On Sat, 2004-02-07 at 09:39, Gregory Neil Shapiro wrote:
5. There are remotely exploitable buffer overflows in the code. One
such example is SPF_smtp_helo() which is given the HELO arg provided
by the connecting site. dbg_print() is called with that argument
which is mapped to _printf_dbg(). _printf_dbg() uses vsprintf()

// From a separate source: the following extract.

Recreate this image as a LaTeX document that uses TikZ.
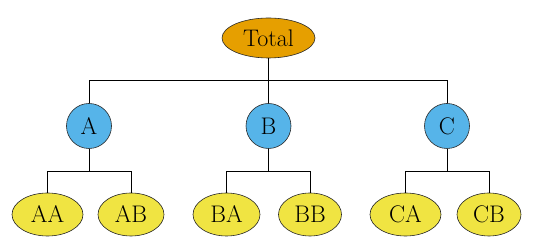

into a fixed size string. All an attacker needs to do if provide a
sufficiently long HELO argument.
This point is moot, as only a complete idiot would run libspf compiled
with debugging code in a production server. And even if they were a
simple change to using vsnprintf is sufficient. Surprised to see you
raise such a non-issue, further compromised by the fact that the current
sendmail patch is not even current with the API as has been stated in
the last several releases and is awaiting being updated to match.
As mentioned above, I encourage you to create a Milter instead of
patching sendmail directly. You'll get a much larger adoption rate.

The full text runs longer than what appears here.